Pendant une vingtaine d’années, l’hégémonie de l’Église n’est guère ébranlée, la pratique religieuse se révélant fluide. Entre 25 % et 30 % des quelque 20 millions d’Ukrainiens orthodoxes se déclarent “chrétiens avant tout”, sans affiliation précise. “On pouvait aller prier dans telle ou telle église, cela ne faisait pas de différence”, rappelle Taras Antochevskiy, directeur du portail RISU (Religious information portal of Ukraine).
Tout change en 2014, quand le clergé de l’Église se distancie peu de l’agression du Kremlin menée en Crimée et dans le Donbass. Ceci mêlé à quelques actes avérés de collaboration avec les envahisseurs russes abîment la légitimité de l’Église, dénoncée comme un “agent de Moscou”. Et d’entamer un déclin visiblement irréversible.
Église honnie
Elle est impuissante à empêcher, fin 2018, la création d’une nouvelle Église orthodoxe d’Ukraine. Celle-ci fusionne deux institutions concurrentes et intègre même des évêques du Patriarcat de Moscou, attirés par la promesse du “tomos” (décret, NdlR) d’autocéphalie délivré par le Patriarche Bartholomée de Constantinople en janvier 2019, en plaçant l’Église sous sa juridiction.
“Bien sûr, Moscou et ses représentants en Ukraine ont dénoncé cela comme un sacrilège, un schisme”, commente Oleh Kindiy, vice-recteur de la faculté de philosophie et théologie de Lviv. “Dans les faits, ce n’était pas un schisme car les différentes Églises étaient déjà indépendantes les unes des autres. D’autre part, cette indépendance n’a fait que rétablir une situation qui avait prévalu de 988 à 1686. Nous parlons donc ici de justice historique et du fait que l’Église russe n’a rien à faire en Ukraine !”
De fait, la présence de l’Église étant justifiée par l’intégration séculaire, assumée ou contrainte, entre Ukrainiens et Russes, celle-ci est remise en cause à partir de 2014. Un processus de transferts de paroisses de l’Église russe vers l’Église d’Ukraine s’amorce. Ce mouvement, lent et compliqué par des questions administratives et foncières, est dénoncé par le Patriarche Kirill de Moscou, inquiet, entre autres, de la perte de ses propriétés.

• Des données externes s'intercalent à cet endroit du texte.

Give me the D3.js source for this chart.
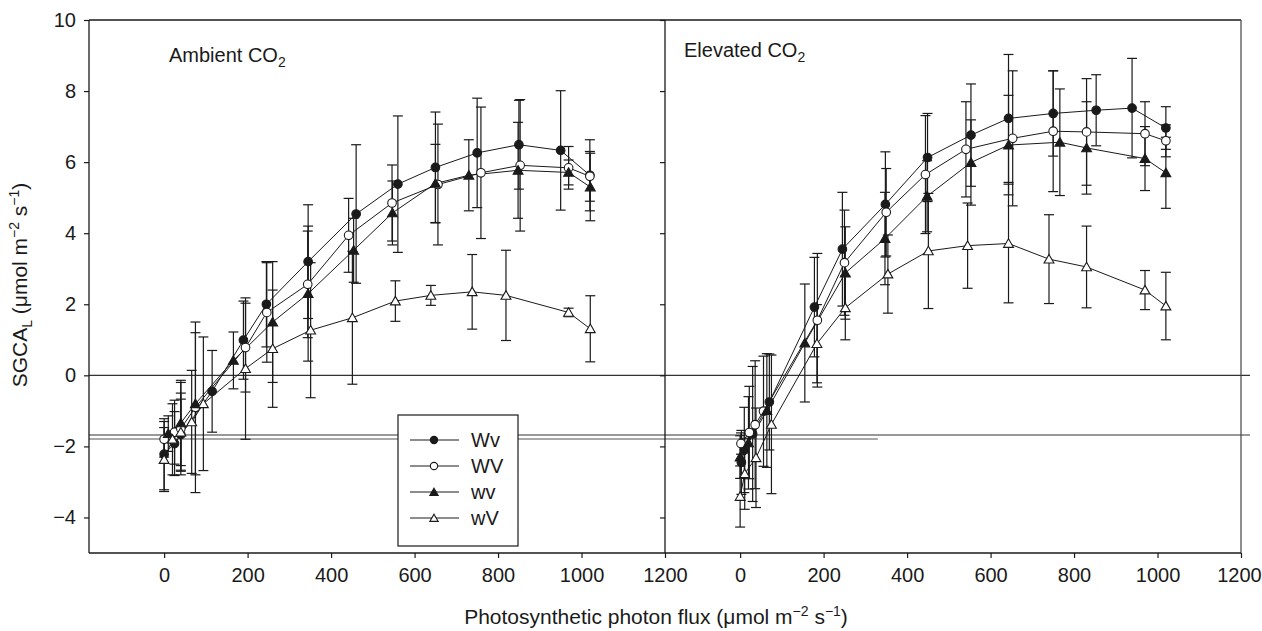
<!DOCTYPE html>
<html>
<head>
<meta charset="utf-8">
<script src="https://cdn.jsdelivr.net/npm/d3@7"></script>
<style>
  body { margin: 0; background: #fff; }
  text { font-family: "Liberation Sans", Arial, Helvetica, sans-serif; fill: #1a1a1a; }
</style>
</head>
<body>
<svg id="chart" width="1262" height="631"></svg>
<script>
// ---- data ----
const seriesNames = ["Wv", "WV", "wv", "wV"];
const yTicks = [-4, -2, 0, 2, 4, 6, 8, 10];
const xTicks = [0, 200, 400, 600, 800, 1000, 1200];

// Ambient CO2
const ambWvX = [0, 25, 40, 115, 190, 245, 345, 460, 560, 650, 750, 850, 950, 1020];
const ambWvY = [-2.22, -1.92, -1.67, -0.45, 0.99, 2.0, 3.2, 4.54, 5.38, 5.85, 6.26, 6.49, 6.33, 5.63];
const ambWvE = [1.0, 0.9, 1.0, 1.15, 1.1, 1.2, 1.6, 1.95, 1.92, 1.56, 1.54, 1.25, 1.68, 1.0];

const ambWVX = [0, 25, 40, 75, 195, 246, 344, 442, 546, 656, 759, 853, 969, 1020];
const ambWVY = [-1.8, -1.6, -1.5, -0.9, 0.78, 1.77, 2.56, 3.94, 4.85, 5.37, 5.7, 5.91, 5.84, 5.6];
const ambWVE = [0.5, 0.9, 1.3, 2.4, 1.25, 1.4, 1.5, 1.04, 1.07, 1.7, 1.85, 1.85, 0.6, 0.7];

const ambwvX = [10, 40, 75, 166, 260, 345, 454, 547, 650, 730, 848, 969, 1021];
const ambwvY = [-1.64, -1.34, -0.8, 0.42, 1.5, 2.3, 3.52, 4.57, 5.4, 5.63, 5.77, 5.71, 5.3];
const ambwvE = [0.5, 1.2, 2.0, 0.8, 1.7, 1.9, 0.9, 0.9, 1.1, 1.0, 1.35, 0.35, 0.95];

const ambwVX = [0, 20, 40, 66, 94, 195, 260, 351, 451, 554, 639, 738, 819, 969, 1021];
const ambwVY = [-2.37, -1.8, -1.6, -1.31, -0.8, 0.19, 0.75, 1.27, 1.62, 2.09, 2.25, 2.35, 2.25, 1.77, 1.31];
const ambwVE = [0.9, 1.0, 1.1, 1.45, 1.88, 1.99, 1.65, 1.9, 1.87, 0.57, 0.28, 1.05, 1.27, 0.12, 0.93];

// Elevated CO2
const eleWvX = [3, 10, 30, 70, 178, 245, 348, 449, 553, 643, 750, 853, 939, 1020];
const eleWvY = [-2.45, -2.1, -1.65, -0.75, 1.92, 3.55, 4.81, 6.13, 6.76, 7.23, 7.37, 7.46, 7.52, 6.96];
const eleWvE = [0.9, 1.2, 1.9, 1.35, 1.4, 1.6, 1.48, 1.24, 1.44, 1.8, 1.2, 1.0, 1.4, 0.6];

const eleWVX = [2, 22, 36, 56, 185, 250, 350, 444, 541, 653, 750, 830, 970, 1020];
const eleWVY = [-1.92, -1.61, -1.39, -1.01, 1.55, 3.17, 4.59, 5.65, 6.36, 6.67, 6.87, 6.85, 6.8, 6.6];
const eleWVE = [0.3, 1.3, 1.8, 1.55, 1.88, 1.48, 1.23, 1.66, 1.34, 1.9, 1.7, 1.5, 0.9, 0.45];

const elewvX = [0, 20, 64, 155, 252, 347, 448, 553, 643, 766, 830, 970, 1020];
const elewvY = [-2.3, -1.9, -0.99, 0.91, 2.88, 3.85, 5.04, 5.99, 6.48, 6.56, 6.4, 6.1, 5.7];
const elewvE = [0.6, 1.3, 1.6, 1.66, 1.3, 1.3, 1.0, 1.2, 1.4, 1.5, 1.3, 0.9, 1.0];

const elewVX = [0, 11, 38, 75, 184, 252, 354, 451, 545, 643, 740, 830, 970, 1020];
const elewVY = [-3.41, -2.77, -2.32, -1.38, 0.89, 1.9, 2.85, 3.5, 3.65, 3.71, 3.27, 3.05, 2.4, 1.95];
const elewVE = [0.86, 1.0, 1.4, 1.95, 1.1, 0.9, 1.1, 1.62, 1.2, 1.67, 1.25, 1.15, 0.55, 0.95];

// horizontal reference lines
const refLineUpper = -1.68;
const refLineLower = -1.79;

// ---- layout ----
const svg = d3.select("#chart");
const plotTop = 20, plotBottom = 553;
const leftX0 = 89, divX = 665, rightX1 = 1241;

const y = d3.scaleLinear().domain([-5, 10]).range([plotBottom, plotTop]);
const xAmb = d3.scaleLinear().domain([-180, 1200]).range([leftX0, divX]);
const xEle = d3.scaleLinear().domain([-180, 1200]).range([divX, rightX1]);

function pack(xs, ys, es) {
  return xs.map((v, i) => ({ x: v, y: ys[i], e: es[i] }));
}

const panels = [
  { x: xAmb, label: "Ambient CO", lx: 169, ly: 62, series: [
      pack(ambWvX, ambWvY, ambWvE), pack(ambWVX, ambWVY, ambWVE),
      pack(ambwvX, ambwvY, ambwvE), pack(ambwVX, ambwVY, ambwVE)] },
  { x: xEle, label: "Elevated CO", lx: 684, ly: 57, series: [
      pack(eleWvX, eleWvY, eleWvE), pack(eleWVX, eleWVY, eleWVE),
      pack(elewvX, elewvY, elewvE), pack(elewVX, elewVY, elewVE)] }
];

const ink = "#1a1a1a";

// marker drawing: filled circle, open circle, filled triangle, open triangle
function drawMarker(g, i, cx, cy, scale) {
  const s = scale || 1;
  if (i < 2) {
    g.append("circle").attr("cx", cx).attr("cy", cy).attr("r", 4.3 * s)
      .attr("fill", i === 0 ? ink : "#fff").attr("stroke", ink).attr("stroke-width", 1.1);
  } else {
    g.append("path").attr("d", d3.symbol(d3.symbolTriangle, 42 * s * s)())
      .attr("transform", `translate(${cx},${cy + 1})`)
      .attr("fill", i === 2 ? ink : "#fff").attr("stroke", ink).attr("stroke-width", 1.1);
  }
}

// reference lines
svg.append("line").attr("x1", leftX0).attr("x2", 1250)
  .attr("y1", y(0)).attr("y2", y(0)).attr("stroke", "#333").attr("stroke-width", 1.1);
svg.append("line").attr("x1", leftX0).attr("x2", 1250)
  .attr("y1", y(refLineUpper)).attr("y2", y(refLineUpper)).attr("stroke", "#333").attr("stroke-width", 1.1);
svg.append("line").attr("x1", leftX0).attr("x2", xEle(330))
  .attr("y1", y(refLineLower)).attr("y2", y(refLineLower)).attr("stroke", "#555").attr("stroke-width", 1.1);

// data
panels.forEach(p => {
  const g = svg.append("g");
  const line = d3.line().x(d => p.x(d.x)).y(d => y(d.y));
  p.series.forEach(s => {
    g.append("path").datum(s).attr("d", line)
      .attr("fill", "none").attr("stroke", ink).attr("stroke-width", 1);
  });
  p.series.forEach(s => {
    s.forEach(d => {
      const cx = p.x(d.x);
      g.append("line").attr("x1", cx).attr("x2", cx)
        .attr("y1", y(d.y - d.e)).attr("y2", y(d.y + d.e))
        .attr("stroke", ink).attr("stroke-width", 1.2);
      [d.y - d.e, d.y + d.e].forEach(v => {
        g.append("line").attr("x1", cx - 5).attr("x2", cx + 5)
          .attr("y1", y(v)).attr("y2", y(v))
          .attr("stroke", ink).attr("stroke-width", 1.2);
      });
    });
  });
  p.series.forEach((s, i) => {
    s.forEach(d => drawMarker(g, i, p.x(d.x), y(d.y)));
  });

  // panel label with subscript
  const t = svg.append("text").attr("x", p.lx).attr("y", p.ly).attr("font-size", 20);
  t.append("tspan").text(p.label);
  t.append("tspan").attr("font-size", 14).attr("dy", 5).text("2");
});

// frame
svg.append("line").attr("x1", leftX0).attr("x2", rightX1).attr("y1", plotTop).attr("y2", plotTop)
  .attr("stroke", ink).attr("stroke-width", 1.3);
svg.append("line").attr("x1", rightX1).attr("x2", rightX1).attr("y1", plotTop).attr("y2", plotBottom)
  .attr("stroke", "#444").attr("stroke-width", 1.2);

// axes
const yAxisL = d3.axisLeft(y).tickValues(yTicks).tickSize(5).tickPadding(8)
  .tickFormat(d => d < 0 ? "\u2212" + Math.abs(d) : d);
const gyl = svg.append("g").attr("transform", `translate(${leftX0},0)`).call(yAxisL);
const yAxisR = d3.axisLeft(y).tickValues(yTicks).tickSize(5).tickFormat("");
const gyr = svg.append("g").attr("transform", `translate(${divX},0)`).call(yAxisR);

const gxl = svg.append("g").attr("transform", `translate(0,${plotBottom})`)
  .call(d3.axisBottom(xAmb).tickValues(xTicks).tickSize(5).tickPadding(10).tickFormat(d3.format("d")));
const gxr = svg.append("g").attr("transform", `translate(0,${plotBottom})`)
  .call(d3.axisBottom(xEle).tickValues(xTicks).tickSize(5).tickPadding(10).tickFormat(d3.format("d")));

[gyl, gyr, gxl, gxr].forEach(g => {
  g.select(".domain").attr("stroke", ink).attr("stroke-width", 1.3);
  g.selectAll(".tick line").attr("stroke", ink).attr("stroke-width", 1.2);
  g.selectAll("text").attr("font-size", 20).attr("fill", ink)
    .attr("font-family", "Liberation Sans, Arial, sans-serif");
});
// keep the last label of the right axis inside the picture
gxr.selectAll(".tick text").filter(d => d === 1200).attr("dx", -2);
// the axis domain paths include outer ticks; redraw cleanly
gyl.select(".domain").attr("d", `M0,${plotBottom}V${plotTop}`);
gyr.select(".domain").attr("d", `M0,${plotBottom}V${plotTop}`);
gxl.select(".domain").attr("d", `M${leftX0},0H${divX}`);
gxr.select(".domain").attr("d", `M${divX},0H${rightX1}`);

// axis titles
const xt = svg.append("text").attr("x", 656).attr("y", 624).attr("text-anchor", "middle").attr("font-size", 21);
xt.append("tspan").text("Photosynthetic photon flux (\u03bcmol m");
xt.append("tspan").attr("font-size", 14).attr("dy", -8).text("\u22122");
xt.append("tspan").attr("dy", 8).text(" s");
xt.append("tspan").attr("font-size", 14).attr("dy", -8).text("\u22121");
xt.append("tspan").attr("dy", 8).text(")");

const yt = svg.append("text").attr("transform", "translate(27,285) rotate(-90)")
  .attr("text-anchor", "middle").attr("font-size", 21);
yt.append("tspan").text("SGCA");
yt.append("tspan").attr("font-size", 14).attr("dy", 5).text("L");
yt.append("tspan").attr("dy", -5).text(" (\u03bcmol m");
yt.append("tspan").attr("font-size", 14).attr("dy", -8).text("\u22122");
yt.append("tspan").attr("dy", 8).text(" s");
yt.append("tspan").attr("font-size", 14).attr("dy", -8).text("\u22121");
yt.append("tspan").attr("dy", 8).text(")");

// legend
const lg = svg.append("g");
lg.append("rect").attr("x", 398).attr("y", 415).attr("width", 120).attr("height", 131)
  .attr("fill", "#fff").attr("stroke", ink).attr("stroke-width", 1.2);
seriesNames.forEach((n, i) => {
  const ly = 440 + i * 26;
  lg.append("line").attr("x1", 410).attr("x2", 459).attr("y1", ly).attr("y2", ly)
    .attr("stroke", ink).attr("stroke-width", 1);
  drawMarker(lg, i, 434, ly, 0.85);
  lg.append("text").attr("x", 471).attr("y", ly + 7).attr("font-size", 20).text(n);
});
</script>
</body>
</html>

Nouvelle accélération à partir de l’invasion du 24 février : selon un sondage du centre Razoumkov, seuls 4 % des Ukrainiens se revendiquent aujourd’hui de l’Église russe. Le Métropolitain Onuphre, chef de l’Église en Ukraine, tente cette fois de prendre les devants en annonçant rompre, le 27 mai, sa communion avec le Patriarche Kirill. Dans les faits cependant, rien n’indique que les statuts de l’Église russe en Ukraine ont changé, ou qu’Onuphre serait prêt à rejoindre l’Église d’Ukraine.
À la croisée des chemins, le Métropolitain tente de garder un profil bas. Mais les accusations répétées de collaboration de son clergé avec les forces d’occupation, ou encore les récents résultats des perquisitions dans ses monastères, ne cessent de resserrer l’étau. L’interdiction de l’Église sur décision politique scellerait son sort. Elle soulèverait aussi de sérieuses questions quant au devenir du clergé et du patrimoine immobilier, ou encore de la manière dont l’État ukrainien procéderait, dans un climat de tensions exacerbées par l’invasion russe.